Once he has got Harris to London and established as a journalist, Roth
permits himself to lift his material from other books: from the Contemporary Portraits, from Oscar Wilde and, more openly, from Hesketh Pearson's Modern Men and Mummers.
An indication of the depth of his research is that he describes Harris'
imprisonment for contempt, which is referred to in passing by Pearson,
as a 'mysterious matter'. Anyone who knew of Harris in London at the
time could have enlightened him.
Where his reading leaves gaps in Harris' life, Roth is happy to invent
details. For example, he claims that Harris had 'met and married' Nellie
in about 1914, whereas he had been living with her since before 1900
and did not marry her until 1927. What is more amazing is his ability,
given that he admits he never spoke to Harris after 1919, to know what
Harris was thinking, for example, when he chose Nice as his home: 'He
must leave America. But where should he go? Ireland? His nose wrinkled
disgust. Not for a cultivated Englishman: such he held himself to be.

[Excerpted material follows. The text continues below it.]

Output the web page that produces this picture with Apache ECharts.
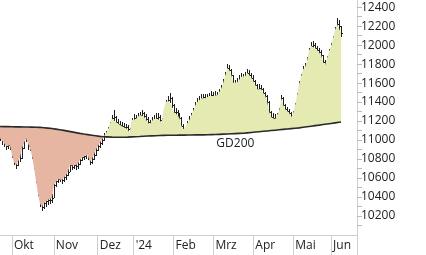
<!DOCTYPE html>
<html>
<head>
<meta charset="utf-8">
<script src="https://cdn.jsdelivr.net/npm/echarts@6/dist/echarts.min.js"></script>
<style>
  html, body { margin: 0; padding: 0; background: #fff; }
  #chart { width: 426px; height: 255px; }
</style>
</head>
<body>
<div id="chart"></div>
<script>
// Kurs (Schluss), Hoch, Tief je Handelstag und GD200
const closes = [
  11020, 10990, 10970, 10935, 10950, 10945, 10840, 10770, 10735, 10820,
  10810, 10915, 11020, 11020, 10935, 10915, 10840, 10715, 10580, 10440,
  10335, 10295, 10335, 10360, 10370, 10370, 10390, 10525, 10570, 10590,
  10600, 10580, 10610, 10630, 10665, 10735, 10715, 10735, 10725, 10745,
  10790, 10820, 10830, 10850, 10840, 10770, 10800, 10840, 10895, 10935,
  10970, 11000, 11040, 11065, 11105, 11160, 11230, 11240, 11190, 11170,
  11160, 11150, 11135, 11135, 11115, 11075, 11210, 11230, 11220, 11230,
  11265, 11285, 11250, 11220, 11190, 11160, 11200, 11220, 11230, 11240,
  11210, 11180, 11315, 11390, 11420, 11440, 11370, 11295, 11295, 11265,
  11230, 11145, 11115, 11095, 11180, 11210, 11265, 11315, 11370, 11400,
  11420, 11440, 11450, 11440, 11450, 11465, 11475, 11465, 11475, 11475,
  11505, 11545, 11610, 11685, 11760, 11735, 11685, 11600, 11580, 11610,
  11630, 11665, 11655, 11675, 11705, 11685, 11655, 11620, 11580, 11535,
  11545, 11535, 11495, 11465, 11400, 11295, 11240, 11230, 11220, 11230,
  11315, 11440, 11370, 11325, 11305, 11285, 11240, 11285, 11370, 11475,
  11590, 11675, 11745, 11770, 11840, 11945, 11990, 12000, 11970, 11945,
  11925, 11895, 11820, 11790, 11865, 11935, 11990, 12075, 12160, 12220,
  12200, 12125
];
const highs = [
  11060, 11045, 11010, 10985, 10990, 10995, 10930, 10850, 10800, 10850,
  10860, 10940, 11060, 11080, 11010, 10960, 10920, 10840, 10720, 10590,
  10450, 10360, 10380, 10400, 10410, 10420, 10430, 10540, 10600, 10630,
  10640, 10630, 10650, 10670, 10700, 10760, 10770, 10775, 10770, 10790,
  10820, 10860, 10880, 10890, 10880, 10840, 10830, 10870, 10920, 10960,
  11000, 11030, 11070, 11100, 11140, 11190, 11260, 11320, 11250, 11220,
  11200, 11190, 11180, 11170, 11160, 11130, 11230, 11270, 11260, 11280,
  11300, 11320, 11300, 11270, 11240, 11210, 11240, 11260, 11280, 11290,
  11260, 11230, 11330, 11420, 11460, 11500, 11450, 11380, 11340, 11320,
  11290, 11240, 11170, 11140, 11200, 11250, 11290, 11340, 11400, 11440,
  11460, 11480, 11490, 11490, 11490, 11500, 11520, 11510, 11520, 11510,
  11540, 11580, 11640, 11720, 11800, 11790, 11750, 11690, 11630, 11650,
  11680, 11710, 11700, 11720, 11750, 11740, 11710, 11680, 11630, 11590,
  11590, 11580, 11550, 11510, 11470, 11410, 11310, 11280, 11270, 11280,
  11340, 11470, 11450, 11380, 11350, 11330, 11300, 11310, 11390, 11500,
  11620, 11700, 11780, 11810, 11870, 11970, 12030, 12040, 12020, 11990,
  11970, 11950, 11900, 11840, 11880, 11960, 12020, 12100, 12190, 12290,
  12260, 12200
];
const lows = [
  10985, 10950, 10925, 10900, 10905, 10890, 10810, 10740, 10700, 10725,
  10770, 10800, 10905, 10975, 10900, 10880, 10800, 10690, 10550, 10410,
  10290, 10250, 10270, 10300, 10320, 10330, 10340, 10390, 10510, 10545,
  10560, 10540, 10560, 10580, 10620, 10660, 10680, 10690, 10685, 10700,
  10740, 10780, 10790, 10800, 10790, 10740, 10750, 10790, 10830, 10880,
  10920, 10950, 10990, 11020, 11050, 11100, 11160, 11200, 11150, 11130,
  11120, 11100, 11095, 11090, 11070, 11030, 11080, 11180, 11175, 11185,
  11210, 11240, 11210, 11180, 11150, 11110, 11150, 11170, 11190, 11195,
  11170, 11130, 11170, 11300, 11370, 11390, 11340, 11260, 11250, 11230,
  11190, 11110, 11060, 11040, 11080, 11160, 11200, 11250, 11300, 11350,
  11370, 11390, 11400, 11400, 11405, 11420, 11430, 11420, 11430, 11430,
  11450, 11490, 11540, 11610, 11680, 11690, 11640, 11570, 11540, 11560,
  11590, 11620, 11610, 11630, 11660, 11640, 11610, 11580, 11530, 11490,
  11500, 11480, 11450, 11410, 11350, 11250, 11190, 11170, 11160, 11180,
  11220, 11300, 11330, 11280, 11260, 11240, 11200, 11230, 11280, 11370,
  11470, 11590, 11670, 11720, 11760, 11840, 11940, 11950, 11930, 11900,
  11880, 11850, 11790, 11760, 11780, 11860, 11930, 11990, 12070, 12150,
  12150, 12090
];
const gd200 = [
  11142, 11142, 11141, 11141, 11141, 11140, 11140, 11140, 11139, 11139,
  11139, 11138, 11138, 11138, 11137, 11137, 11136, 11136, 11135, 11135,
  11134, 11132, 11130, 11128, 11126, 11124, 11121, 11118, 11115, 11112,
  11109, 11106, 11102, 11098, 11094, 11090, 11086, 11082, 11078, 11074,
  11070, 11066, 11063, 11060, 11057, 11054, 11051, 11048, 11045, 11042,
  11039, 11037, 11035, 11034, 11033, 11032, 11031, 11031, 11030, 11030,
  11030, 11030, 11030, 11031, 11031, 11032, 11033, 11034, 11035, 11036,
  11037, 11038, 11040, 11041, 11042, 11043, 11044, 11045, 11046, 11047,
  11048, 11048, 11049, 11049, 11050, 11050, 11050, 11051, 11051, 11051,
  11052, 11052, 11052, 11052, 11053, 11053, 11053, 11053, 11054, 11054,
  11054, 11055, 11055, 11056, 11056, 11057, 11057, 11058, 11058, 11059,
  11060, 11061, 11062, 11063, 11064, 11065, 11066, 11067, 11068, 11069,
  11070, 11071, 11072, 11074, 11076, 11078, 11080, 11082, 11084, 11086,
  11088, 11090, 11092, 11094, 11096, 11098, 11100, 11102, 11104, 11106,
  11108, 11110, 11112, 11114, 11116, 11118, 11120, 11122, 11124, 11126,
  11128, 11131, 11134, 11137, 11140, 11143, 11146, 11149, 11152, 11155,
  11157, 11160, 11163, 11166, 11169, 11172, 11175, 11178, 11181, 11184,
  11187, 11190
];
// Monatsanfänge (Index des Handelstags) und Beschriftung
const monthIdx = [6, 27, 49, 67, 87, 107, 127, 147, 166];
const monthLabels = ['Okt', 'Nov', 'Dez', "'24", 'Feb', 'Mrz', 'Apr', 'Mai', 'Jun'];
const dayCount = 180;

const days = Array.from({ length: dayCount }, (_, i) => String(i));

// Flächen zwischen Kurs und GD200: unten rot, oben gelbgrün
const baseLine = closes.map((c, i) => Math.min(c, gd200[i]));
const belowPart = closes.map((c, i) => gd200[i] - baseLine[i]);
const abovePart = closes.map((c, i) => Math.max(c - gd200[i], 0));
const bars = closes.map((c, i) => [i, highs[i], lows[i], c]);

const font = 'Open Sans';
const textColor = '#222';

const chart = echarts.init(document.getElementById('chart'));

const option = {
  animation: false,
  grid: { left: 0, right: 69, top: 0, bottom: 20 },
  xAxis: {
    type: 'category',
    data: days,
    boundaryGap: false,
    axisLine: { lineStyle: { color: '#cfcfcf', width: 1 } },
    axisTick: {
      length: 20,
      lineStyle: { color: '#cfcfcf' },
      interval: (i) => monthIdx.indexOf(i) >= 0 || i === dayCount - 1
    },
    axisLabel: {
      interval: (i) => monthIdx.indexOf(i) >= 0,
      formatter: (v, i) => monthLabels[monthIdx.indexOf(i)] || '',
      align: 'left',
      padding: [0, 0, 0, 2],
      margin: 5,
      color: textColor,
      fontFamily: font,
      fontSize: 12
    },
    splitLine: { show: false }
  },
  yAxis: {
    type: 'value',
    position: 'right',
    min: 10000,
    max: 12475,
    interval: 100,
    axisLine: { show: true, lineStyle: { color: '#cfcfcf' } },
    axisTick: { show: true, length: 5, lineStyle: { color: '#bbb' } },
    axisLabel: {
      showMinLabel: false,
      showMaxLabel: false,
      margin: 4,
      color: textColor,
      fontFamily: font,
      fontSize: 12,
      formatter: (v) => (v % 200 === 0 ? String(v) : '')
    },
    splitLine: { show: false }
  },
  series: [
    {
      type: 'line', stack: 'band', data: baseLine, symbol: 'none',
      lineStyle: { opacity: 0 }, silent: true
    },
    {
      type: 'line', stack: 'band', data: belowPart, symbol: 'none',
      lineStyle: { opacity: 0 }, areaStyle: { color: '#e7b6a3', opacity: 1 }, silent: true
    },
    {
      type: 'line', stack: 'band', data: abovePart, symbol: 'none',
      lineStyle: { opacity: 0 }, areaStyle: { color: '#e5eab2', opacity: 1 }, silent: true
    },
    {
      type: 'line', data: gd200, symbol: 'none',
      lineStyle: { color: '#2a2a2a', width: 1.6 },
      markPoint: {
        symbol: 'circle', symbolSize: 0,
        data: [{ coord: [118, 10960] }],
        label: {
          show: true, formatter: 'GD200', color: textColor,
          fontFamily: font, fontSize: 12
        }
      }
    },
    {
      type: 'custom',
      data: bars,
      renderItem: function (params, api) {
        const hi = api.coord([api.value(0), api.value(1)]);
        const lo = api.coord([api.value(0), api.value(2)]);
        const cl = api.coord([api.value(0), api.value(3)]);
        const x = Math.round(hi[0]) + 0.5;
        const yc = Math.round(cl[1]) + 0.5;
        return {
          type: 'group',
          children: [
            {
              type: 'line',
              shape: { x1: x, y1: Math.round(hi[1]), x2: x, y2: Math.round(lo[1]) },
              style: { stroke: '#1e1e1e', lineWidth: 1 }
            },
            {
              type: 'line',
              shape: { x1: x, y1: yc, x2: x + 1.5, y2: yc },
              style: { stroke: '#1e1e1e', lineWidth: 1 }
            }
          ]
        };
      }
    }
  ]
};

chart.setOption(option);
</script>
</body>
</html>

Pigs and poverty and potatoes, riots and rude ribaldries...'
But it is with the history of My Life and Loves
that Roth finally takes off into the realms of fiction. A mysterious
American publisher with 'an overtone of tiny horns and unseen hooves and
a faint whiff of Gehenna' persuades Harris to write his life as
pornography, to incense the puritans and make lots of money at the same
time. Harris, who until then had planned a conventional autobiography,
is inspired by the publisher's enthusiasm and sets to work.
Harris' brilliant idea, as he explains to 'a retired colonel from the
Indian service', is to make the book 'a colossal josh' full of racy
anecdotes taken from all over and retold with Harris as protagonist. And
more, he'd put in every perversity known: 'In this book he'd have
revulsion from nothing. Necrophilia. Ferophilia, Coprophilia, he would
be panphilic. What a book!'
What a book, indeed: certainly nothing like My Life and Loves
as published. Why Roth, who was obviously very familiar with the actual
content of Harris' suppressed work, should have chosen to exaggerate
its licentiousness like this is not clear. That he had a sincere dislike
of frankness in sexual description would not seem likely, given Roth's
record of publishing and distributing explicit material. Anger at Harris
seems a more likely motive, though we can only guess at its basis -
perhaps the fact that he was left out of Harris' story of his life? A
cynic might also suspect that by playing up the smut content, Roth hoped
to shift a few more copies of it from his under-the-counter stock.
Roth's account of the post-publication failure of My Life and Loves,
though factually highly inaccurate, does at least succeed in capturing
the spirit of what happened, with an unhappy Harris being ripped-off and
persecuted at every turn.
Then Roth presents us with Harris making an entirely imaginary last
visit to England, evidently written with a street map of London open in
front of him, in which Harris wanders around aimlessly on his own for a
day through most of the central areas of the city. (Roth's lack of
equivocation in identifying not just Harris' route but his stray
thoughts along the way is uncanny: even the most half-asleep reader must
wonder where he obtained his information.) Finally, Harris collapses in
a hotel bedroom. Shaw comes to hear of his plight and, taking pity on him, suggests that Harris should write his biography.
Roth continues his incredible mind-reading act into the final chapter where the dying Harris works on his life of Shaw,
while musing on death, his past adventures, and his favourite foods.
Roth even knows that Harris had a vision of his long-dead mother's smile
on his deathbed. What a book! What an author!